Repeat the material below exactly, with no pictures.
::::::::::
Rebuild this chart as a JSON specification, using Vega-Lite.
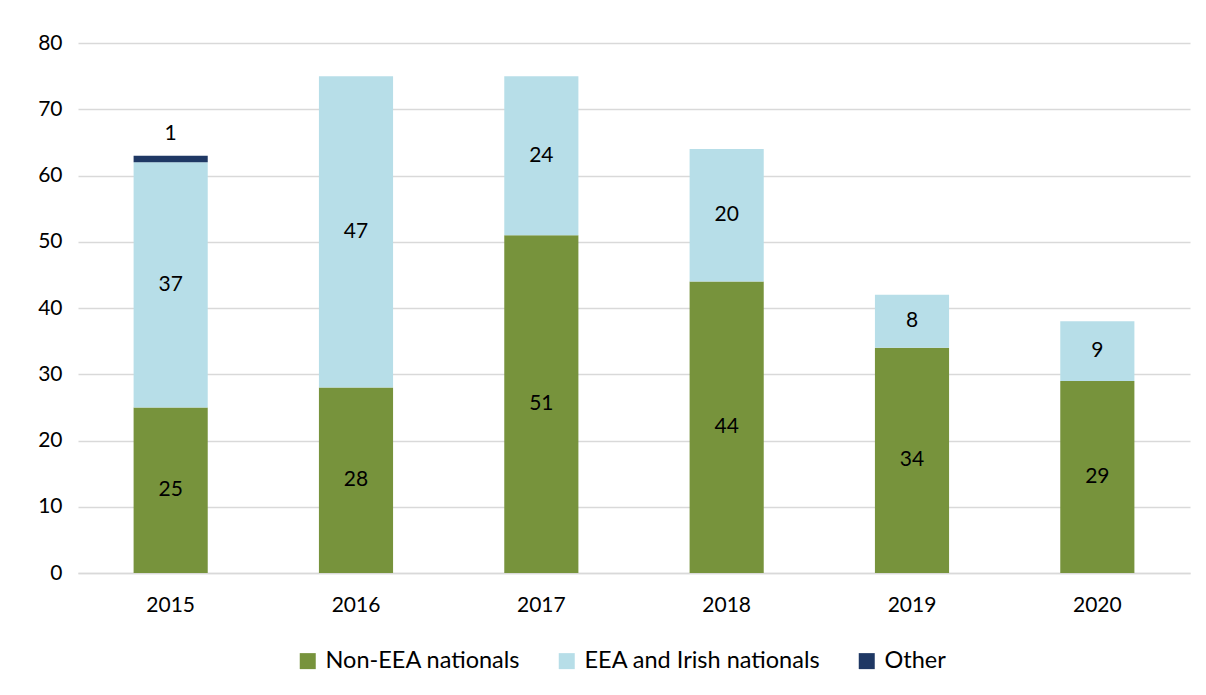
{
  "$schema": "https://vega.github.io/schema/vega-lite/v6.json",
  "width": 1112,
  "height": 530,
  "autosize": {"type": "none"},
  "padding": {"left": 78, "top": 43, "right": 16, "bottom": 122},
  "background": "white",
  "config": {
    "font": "Lato",
    "view": {"stroke": null},
    "axis": {"labelFont": "Lato", "labelFontSize": 21, "labelColor": "#000000", "ticks": false, "title": null}
  },
  "data": {
    "values": [
      {"year": "2015", "category": "Non-EEA nationals", "ord": 1, "value": 25},
      {"year": "2015", "category": "EEA and Irish nationals", "ord": 2, "value": 37},
      {"year": "2015", "category": "Other", "ord": 3, "value": 1},
      {"year": "2016", "category": "Non-EEA nationals", "ord": 1, "value": 28},
      {"year": "2016", "category": "EEA and Irish nationals", "ord": 2, "value": 47},
      {"year": "2017", "category": "Non-EEA nationals", "ord": 1, "value": 51},
      {"year": "2017", "category": "EEA and Irish nationals", "ord": 2, "value": 24},
      {"year": "2018", "category": "Non-EEA nationals", "ord": 1, "value": 44},
      {"year": "2018", "category": "EEA and Irish nationals", "ord": 2, "value": 20},
      {"year": "2019", "category": "Non-EEA nationals", "ord": 1, "value": 34},
      {"year": "2019", "category": "EEA and Irish nationals", "ord": 2, "value": 8},
      {"year": "2020", "category": "Non-EEA nationals", "ord": 1, "value": 29},
      {"year": "2020", "category": "EEA and Irish nationals", "ord": 2, "value": 9}
    ]
  },
  "encoding": {
    "x": {
      "field": "year", "type": "nominal",
      "scale": {"paddingInner": 0.6, "paddingOuter": 0.3},
      "axis": {"labelAngle": 0, "domainColor": "#d9d9d9", "domainWidth": 1.5, "labelPadding": 21}
    }
  },
  "layer": [
    {
      "mark": {"type": "bar"},
      "encoding": {
        "y": {
          "field": "value", "type": "quantitative", "stack": "zero",
          "scale": {"domain": [0, 80]},
          "axis": {"values": [0,10,20,30,40,50,60,70,80], "domain": false, "gridColor": "#d9d9d9", "gridWidth": 1.5, "labelPadding": 16}
        },
        "color": {
          "field": "category", "type": "nominal",
          "scale": {"domain": ["Non-EEA nationals", "EEA and Irish nationals", "Other"], "range": ["#77933C", "#B7DEE8", "#1F3864"]},
          "legend": {
            "title": null, "orient": "none", "direction": "horizontal",
            "legendX": 218, "legendY": 606,
            "symbolType": "square", "symbolSize": 256, "symbolStrokeWidth": 0,
            "labelFontSize": 23.5, "labelFont": "Lato", "labelColor": "#000000", "labelLimit": 500,
            "columnPadding": 34, "labelOffset": 6
          }
        },
        "order": {"field": "ord", "type": "quantitative"}
      }
    },
    {
      "transform": [{"filter": "datum.category !== 'Other'"}],
      "mark": {"type": "text", "fontSize": 21, "color": "#000000", "baseline": "middle"},
      "encoding": {
        "y": {"field": "value", "type": "quantitative", "stack": "zero", "bandPosition": 0.5},
        "text": {"field": "value", "type": "quantitative"},
        "order": {"field": "ord", "type": "quantitative"}
      }
    },
    {
      "mark": {"type": "text", "fontSize": 21, "color": "#000000", "baseline": "middle", "dy": -22},
      "encoding": {
        "y": {"field": "value", "type": "quantitative", "stack": "zero", "bandPosition": 1},
        "text": {"condition": {"test": "datum.category === 'Other'", "field": "value", "type": "quantitative"}, "value": ""},
        "order": {"field": "ord", "type": "quantitative"}
      }
    }
  ]
}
::::::::::
▸ Answer below
Rebuild this chart as a JSON specification, using Vega-Lite.
{
  "$schema": "https://vega.github.io/schema/vega-lite/v6.json",
  "width": 1112,
  "height": 530,
  "autosize": {"type": "none"},
  "padding": {"left": 78, "top": 43, "right": 16, "bottom": 122},
  "background": "white",
  "config": {
    "font": "Lato",
    "view": {"stroke": null},
    "axis": {"labelFont": "Lato", "labelFontSize": 21, "labelColor": "#000000", "ticks": false, "title": null}
  },
  "data": {
    "values": [
      {"year": "2015", "category": "Non-EEA nationals", "ord": 1, "value": 25},
      {"year": "2015", "category": "EEA and Irish nationals", "ord": 2, "value": 37},
      {"year": "2015", "category": "Other", "ord": 3, "value": 1},
      {"year": "2016", "category": "Non-EEA nationals", "ord": 1, "value": 28},
      {"year": "2016", "category": "EEA and Irish nationals", "ord": 2, "value": 47},
      {"year": "2017", "category": "Non-EEA nationals", "ord": 1, "value": 51},
      {"year": "2017", "category": "EEA and Irish nationals", "ord": 2, "value": 24},
      {"year": "2018", "category": "Non-EEA nationals", "ord": 1, "value": 44},
      {"year": "2018", "category": "EEA and Irish nationals", "ord": 2, "value": 20},
      {"year": "2019", "category": "Non-EEA nationals", "ord": 1, "value": 34},
      {"year": "2019", "category": "EEA and Irish nationals", "ord": 2, "value": 8},
      {"year": "2020", "category": "Non-EEA nationals", "ord": 1, "value": 29},
      {"year": "2020", "category": "EEA and Irish nationals", "ord": 2, "value": 9}
    ]
  },
  "encoding": {
    "x": {
      "field": "year", "type": "nominal",
      "scale": {"paddingInner": 0.6, "paddingOuter": 0.3},
      "axis": {"labelAngle": 0, "domainColor": "#d9d9d9", "domainWidth": 1.5, "labelPadding": 21}
    }
  },
  "layer": [
    {
      "mark": {"type": "bar"},
      "encoding": {
        "y": {
          "field": "value", "type": "quantitative", "stack": "zero",
          "scale": {"domain": [0, 80]},
          "axis": {"values": [0,10,20,30,40,50,60,70,80], "domain": false, "gridColor": "#d9d9d9", "gridWidth": 1.5, "labelPadding": 16}
        },
        "color": {
          "field": "category", "type": "nominal",
          "scale": {"domain": ["Non-EEA nationals", "EEA and Irish nationals", "Other"], "range": ["#77933C", "#B7DEE8", "#1F3864"]},
          "legend": {
            "title": null, "orient": "none", "direction": "horizontal",
            "legendX": 218, "legendY": 606,
            "symbolType": "square", "symbolSize": 256, "symbolStrokeWidth": 0,
            "labelFontSize": 23.5, "labelFont": "Lato", "labelColor": "#000000", "labelLimit": 500,
            "columnPadding": 34, "labelOffset": 6
          }
        },
        "order": {"field": "ord", "type": "quantitative"}
      }
    },
    {
      "transform": [{"filter": "datum.category !== 'Other'"}],
      "mark": {"type": "text", "fontSize": 21, "color": "#000000", "baseline": "middle"},
      "encoding": {
        "y": {"field": "value", "type": "quantitative", "stack": "zero", "bandPosition": 0.5},
        "text": {"field": "value", "type": "quantitative"},
        "order": {"field": "ord", "type": "quantitative"}
      }
    },
    {
      "mark": {"type": "text", "fontSize": 21, "color": "#000000", "baseline": "middle", "dy": -22},
      "encoding": {
        "y": {"field": "value", "type": "quantitative", "stack": "zero", "bandPosition": 1},
        "text": {"condition": {"test": "datum.category === 'Other'", "field": "value", "type": "quantitative"}, "value": ""},
        "order": {"field": "ord", "type": "quantitative"}
      }
    }
  ]
}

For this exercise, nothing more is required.